Why it matters for exam design

Consider a history exam about the Indian independence movement:

  • Remembering: "In what year was the Quit India Movement launched?"
  • Understanding: "Explain the significance of the Salt March in the independence movement."
  • Applying: "How might the strategies used in the Non-Cooperation Movement be applied to a modern civic cause?"
  • Analysing: "Compare and contrast the approaches of Mahatma Gandhi and Subhas Chandra Bose to achieving independence."
  • Evaluating: "Do you agree that the Quit India Movement was the most decisive step towards Indian independence? Justify your answer."

A paper with only "remembering" questions rewards rote memorisation. A balanced paper across multiple taxonomy levels rewards genuine understanding.

How Vidyānetra applies Bloom's taxonomy

When you generate an exam with Vidyānetra, the AI automatically tags each question by its Bloom's taxonomy level. This means:

  • Automatic balance: The generated paper includes questions across multiple cognitive levels, not just recall.
  • Visibility: You can see which taxonomy level each question targets, making it easy to adjust the balance.
  • Difficulty alignment: Higher-order questions (analysing, evaluating) naturally correspond to harder difficulty levels, creating a natural difficulty gradient.

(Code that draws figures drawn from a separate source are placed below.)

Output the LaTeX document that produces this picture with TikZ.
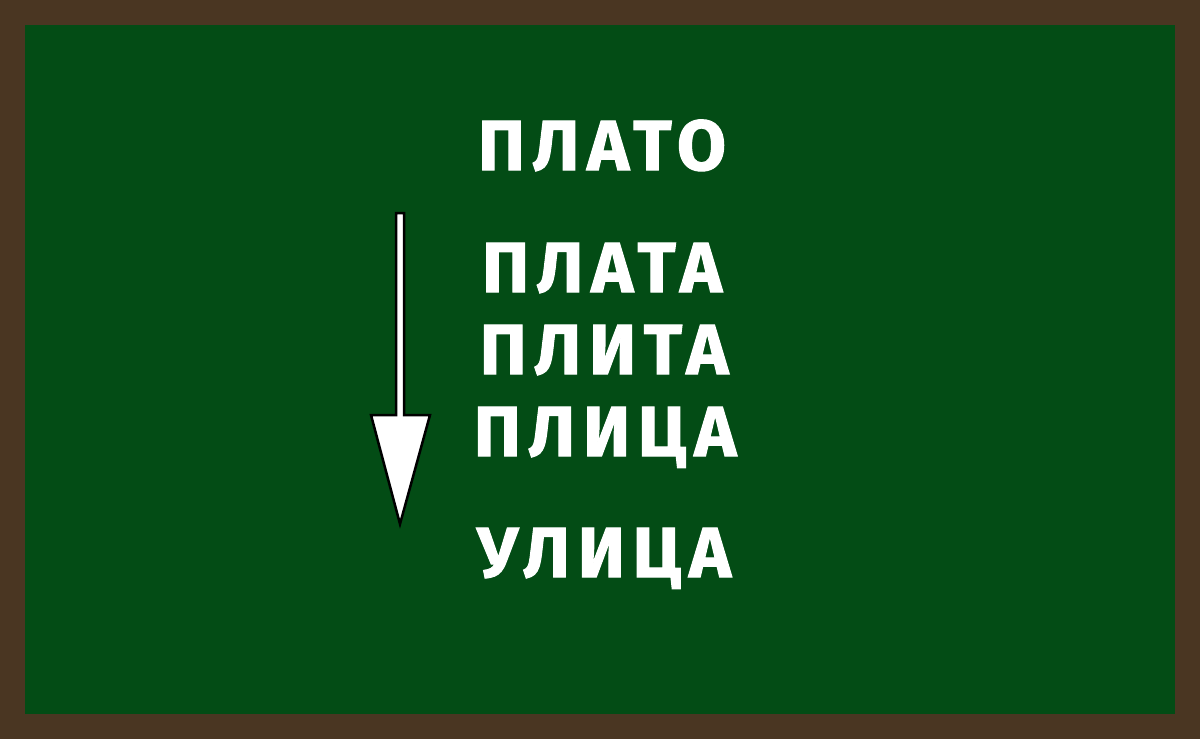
\documentclass[tikz,border=0pt]{standalone}
\usepackage{fontspec}
\setmainfont{Fira Sans}
\usepackage{tikz}
\definecolor{boardbrown}{RGB}{74,54,34}
\definecolor{boardgreen}{RGB}{3,76,21}
\begin{document}
\begin{tikzpicture}[x=1pt,y=-1pt,
word/.style={text=white, font=\fontsize{71}{71}\selectfont\bfseries\addfontfeature{LetterSpace=11,FakeBold=1.5}, anchor=base, inner sep=0pt},
pointer/.style={fill=white, draw=black, line width=2.5pt, line join=miter},
]

%Board
\fill[boardbrown] (0,0) rectangle (1200,739);
\fill[boardgreen] (25,25) rectangle (1175,714);
\useasboundingbox (0,0) rectangle (1200,739);

%Words
\node[word] (plato) at (602,170) {ПЛАТО};
\node[word] (plata) at (602,292) {ПЛАТА};
\node[word] (plita) at (604,374) {ПЛИТА};
\node[word] (plica) at (605,456) {ПЛИЦА};
\node[word] (ulica) at (604,577) {УЛИЦА};

%Arrow
\draw[pointer] (396,213) -- (404,213) -- (404,415) -- (430,415) -- (400,524)
  -- (371,415) -- (396,415) -- cycle;
\end{tikzpicture}
\end{document}
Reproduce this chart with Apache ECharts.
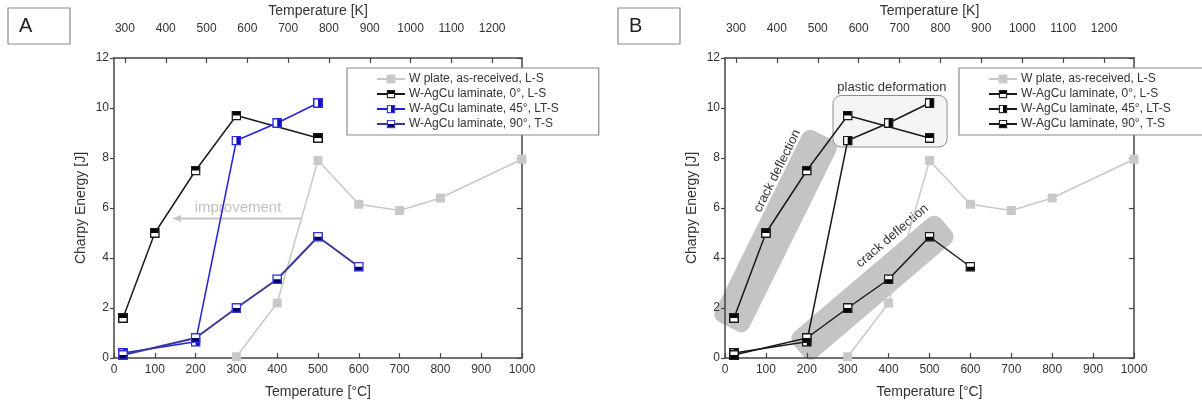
<!DOCTYPE html>
<html>
<head>
<meta charset="utf-8">
<script src="https://cdn.jsdelivr.net/npm/echarts@6/dist/echarts.min.js"></script>
<style>
html,body{margin:0;padding:0;background:#fff;}
#c{width:1202px;height:405px;}
</style>
</head>
<body>
<div id="c"></div>
<script>
// ---- data ----
const seriesNames = ['W plate, as-received, L-S', 'W-AgCu laminate, 0°, L-S', 'W-AgCu laminate, 45°, LT-S', 'W-AgCu laminate, 90°, T-S'];
const tempC_W = [300, 400, 500, 600, 700, 800, 1000];
const energy_W = [0.05, 2.2, 7.9, 6.15, 5.9, 6.4, 7.95];
const tempC_0 = [22, 100, 200, 300, 500];
const energy_0 = [1.6, 5.0, 7.5, 9.7, 8.8];
const tempC_45 = [22, 200, 300, 400, 500];
const energy_45 = [0.2, 0.65, 8.7, 9.4, 10.2];
const tempC_90 = [22, 200, 300, 400, 500, 600];
const energy_90 = [0.12, 0.8, 2.0, 3.15, 4.85, 3.65];
const kelvinTicks = [300, 400, 500, 600, 700, 800, 900, 1000, 1100, 1200];

const pairs = (xs, ys) => xs.map((x, i) => [x, ys[i]]);
const ZW = '\u200b';

function sq(border, fill, half) {
  let h = '';
  if (half === 'top') h = `<rect x="2" y="2" width="16" height="8" fill="${fill}"/>`;
  if (half === 'bottom') h = `<rect x="2" y="10" width="16" height="8" fill="${fill}"/>`;
  if (half === 'right') h = `<rect x="10" y="2" width="8" height="16" fill="${fill}"/>`;
  const svg = `<svg xmlns="http://www.w3.org/2000/svg" width="20" height="20" viewBox="0 0 20 20"><rect x="1.5" y="1.5" width="17" height="17" fill="#ffffff"/>${h}<rect x="1.5" y="1.5" width="17" height="17" fill="none" stroke="${border}" stroke-width="3"/></svg>`;
  return 'image://data:image/svg+xml;charset=utf-8,' + encodeURIComponent(svg);
}

const axisCol = '#444';
const txtCol = '#333';
const font = 'Liberation Sans, Arial, sans-serif';
const plain = v => String(Math.round(v));

function axesFor(gi) {
  const xb = {
    gridIndex: gi, type: 'value', min: 0, max: 1000, interval: 100, position: 'bottom',
    name: 'Temperature [°C]', nameLocation: 'middle', nameGap: 27,
    nameTextStyle: {fontSize: 14, color: txtCol, fontFamily: font},
    axisLine: {onZero: false, lineStyle: {color: axisCol, width: 1.5}},
    axisTick: {inside: true, length: 5, lineStyle: {color: axisCol, width: 1.2}},
    axisLabel: {fontSize: 12, color: txtCol, margin: 6, fontFamily: font, formatter: plain},
    splitLine: {show: false}
  };
  const xt = {
    gridIndex: gi, type: 'value', min: 273.15, max: 1273.15, position: 'top',
    name: 'Temperature [K]', nameLocation: 'middle', nameGap: 38,
    nameTextStyle: {fontSize: 14, color: txtCol, fontFamily: font},
    axisLine: {onZero: false, lineStyle: {color: axisCol, width: 1.5}},
    axisTick: {inside: true, length: 5, customValues: kelvinTicks, lineStyle: {color: axisCol, width: 1.2}},
    axisLabel: {fontSize: 12, color: txtCol, margin: 23, customValues: kelvinTicks, fontFamily: font, formatter: plain},
    splitLine: {show: false}
  };
  const yl = {
    gridIndex: gi, type: 'value', min: 0, max: 12, interval: 2, position: 'left',
    name: 'Charpy Energy [J]', nameLocation: 'middle', nameGap: 26,
    nameTextStyle: {fontSize: 14, color: txtCol, fontFamily: font},
    axisLine: {show: true, onZero: false, lineStyle: {color: axisCol, width: 1.5}},
    axisTick: {show: true, inside: false, length: 4, lineStyle: {color: axisCol, width: 1.2}},
    axisLabel: {fontSize: 12, color: txtCol, margin: 5, fontFamily: font},
    splitLine: {show: false}
  };
  const yr = {
    gridIndex: gi, type: 'value', min: 0, max: 12, interval: 2, position: 'right',
    axisLine: {show: true, onZero: false, lineStyle: {color: axisCol, width: 1.5}},
    axisTick: {show: true, inside: true, length: 5, lineStyle: {color: axisCol, width: 1.2}},
    axisLabel: {show: false},
    splitLine: {show: false}
  };
  return {x: [xb, xt], y: [yl, yr]};
}
const aA = axesFor(0), aB = axesFor(1);

function lineSeries(name, gi, data, lineColor, lineWidth, symbol, size) {
  return {
    name, type: 'line', xAxisIndex: gi * 2, yAxisIndex: gi * 2, data,
    symbol, symbolSize: size, showAllSymbol: true,
    lineStyle: {color: lineColor, width: lineWidth},
    itemStyle: {color: lineColor},
    emphasis: {disabled: true}
  };
}

const gray = '#c8c8c8';
const series = [
  // Panel A
  lineSeries(seriesNames[0], 0, pairs(tempC_W, energy_W), gray, 1.5, 'rect', 9),
  lineSeries(seriesNames[1], 0, pairs(tempC_0, energy_0), '#1a1a1a', 1.5, sq('#1a1a1a', '#000', 'top'), 10),
  lineSeries(seriesNames[2], 0, pairs(tempC_45, energy_45), '#2323dc', 1.5, sq('#2a2ae6', '#1010b4', 'right'), 10),
  lineSeries(seriesNames[3], 0, pairs(tempC_90, energy_90), '#3a3a96', 2, sq('#3535d0', '#00006e', 'bottom'), 10),
  // Panel B
  lineSeries(seriesNames[0] + ZW, 1, pairs(tempC_W, energy_W), gray, 1.5, 'rect', 9),
  lineSeries(seriesNames[1] + ZW, 1, pairs(tempC_0, energy_0), '#1a1a1a', 1.5, sq('#1a1a1a', '#000', 'top'), 10),
  lineSeries(seriesNames[2] + ZW, 1, pairs(tempC_45, energy_45), '#1a1a1a', 1.5, sq('#1a1a1a', '#000', 'right'), 10),
  lineSeries(seriesNames[3] + ZW, 1, pairs(tempC_90, energy_90), '#1a1a1a', 1.5, sq('#1a1a1a', '#000', 'bottom'), 10)
];

function legendAt(left, names, padRight) {
  return {
    left, top: 68, orient: 'vertical', data: names, selectedMode: false,
    backgroundColor: '#fff', borderColor: '#8a8a8a', borderWidth: 1.2,
    padding: [5, padRight, 5, 29], itemWidth: 28, itemHeight: 11, itemGap: 3,
    formatter: n => n.replace(ZW, ''),
    textStyle: {fontSize: 12, color: txtCol, fontFamily: font, padding: [0, 0, 0, -1]}
  };
}

const chart = echarts.init(document.getElementById('c'), null, {renderer: 'canvas'});
chart.setOption({
  animation: false,
  backgroundColor: '#fff',
  textStyle: {fontFamily: font},
  grid: [
    {left: 114, right: 680, top: 58, bottom: 47, containLabel: false, outerBoundsMode: 'none'},
    {left: 725, right: 68, top: 58, bottom: 47, containLabel: false, outerBoundsMode: 'none'}
  ],
  xAxis: [aA.x[0], aA.x[1], aB.x[0], aB.x[1]],
  yAxis: [aA.y[0], aA.y[1], aB.y[0], aB.y[1]],
  legend: [
    legendAt(347, seriesNames, 40),
    legendAt(959, seriesNames.map(n => n + ZW), 50)
  ],
  series
});

// ---- annotations positioned through the axes ----
const pA = (x, y) => chart.convertToPixel({xAxisIndex: 0, yAxisIndex: 0}, [x, y]);
const pB = (x, y) => chart.convertToPixel({xAxisIndex: 2, yAxisIndex: 2}, [x, y]);

function band(p1, p2, w, extra) {
  const cx = (p1[0] + p2[0]) / 2, cy = (p1[1] + p2[1]) / 2;
  const L = Math.hypot(p2[0] - p1[0], p2[1] - p1[1]) + extra;
  const ang = Math.atan2(p1[1] - p2[1], p2[0] - p1[0]);
  return {type: 'rect', x: cx, y: cy, rotation: ang, z: 0,
    shape: {x: -L / 2, y: -w / 2, width: L, height: w, r: 9},
    style: {fill: '#c4c4c4'}};
}
function rtext(p, deg, text, size, color) {
  return {type: 'text', x: p[0], y: p[1], rotation: deg * Math.PI / 180, z: 1,
    style: {text, fontSize: size, fill: color || txtCol, fontFamily: font, align: 'center', verticalAlign: 'middle'}};
}

const b1a = pB(16, 1.5), b1b = pB(232, 8.66);
const b2a = pB(193, 0.48), b2b = pB(528, 5.14);
const ang1 = Math.atan2(b1a[1] - b1b[1], b1b[0] - b1a[0]) * 180 / Math.PI;
const ang2 = Math.atan2(b2a[1] - b2b[1], b2b[0] - b2a[0]) * 180 / Math.PI;
const pdA = pB(264, 10.5), pdB = pB(543, 8.44);
const arS = pA(458, 5.58), arE = pA(142, 5.58);

chart.setOption({
  graphic: [
    // panel letters
    {type: 'rect', x: 8, y: 8, z: 5, shape: {x: 0, y: 0, width: 62, height: 36}, style: {fill: '#fff', stroke: '#8a8a8a', lineWidth: 1.2}},
    {type: 'text', x: 19, y: 26, z: 6, style: {text: 'A', fontSize: 20, fill: '#222', fontFamily: font, verticalAlign: 'middle'}},
    {type: 'rect', x: 618, y: 8, z: 5, shape: {x: 0, y: 0, width: 62, height: 36}, style: {fill: '#fff', stroke: '#8a8a8a', lineWidth: 1.2}},
    {type: 'text', x: 629, y: 26, z: 6, style: {text: 'B', fontSize: 20, fill: '#222', fontFamily: font, verticalAlign: 'middle'}},
    // improvement arrow (panel A)
    {type: 'line', z: 0, shape: {x1: arS[0], y1: arS[1], x2: arE[0] + 6, y2: arE[1]}, style: {stroke: '#c4c4c4', lineWidth: 2}},
    {type: 'polygon', z: 0, shape: {points: [[arE[0], arE[1]], [arE[0] + 9, arE[1] - 3.5], [arE[0] + 9, arE[1] + 3.5]]}, style: {fill: '#c4c4c4'}},
    rtext(pA(304, 6.0), 0, 'improvement', 15, '#c2c2c2'),
    // panel B bands & labels
    band(b1a, b1b, 38, 14),
    band(b2a, b2b, 34, 14),
    {type: 'rect', z: 0, shape: {x: pdA[0], y: pdA[1], width: pdB[0] - pdA[0], height: pdB[1] - pdA[1], r: 8},
      style: {fill: '#f4f4f4', stroke: '#8e8e8e', lineWidth: 1}},
    rtext(pB(408, 10.84), 0, 'plastic deformation', 13),
    rtext(pB(128, 7.48), ang1, 'crack deflection', 13),
    rtext(pB(409, 4.88), ang2, 'crack deflection', 13)
  ]
});
</script>
</body>
</html>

Practical tips for educators

Even without an AI tool, you can improve your exams by:

  1. Audit your current papers. Classify each question by Bloom's level. You may be surprised how many fall into "remembering."
  2. Set a target distribution. For example: 20% remembering, 25% understanding, 25% applying, 20% analysing, 10% evaluating.
  3. Use action verbs. Start questions with verbs that signal the intended cognitive level — "list" for remembering, "explain" for understanding, "compare" for analysing.
  4. Review and iterate. After each exam cycle, check whether students' performance patterns reveal an imbalance in question difficulty.

The bottom line

Bloom's taxonomy isn't just an academic framework — it's a practical tool for creating better assessments. Whether you're designing exams manually or using AI-powered generation, ensuring your questions span multiple cognitive levels leads to fairer, more meaningful evaluations of student learning.

Vidyānetra builds this taxonomy awareness directly into its generation engine, so every exam you create starts with a balanced foundation.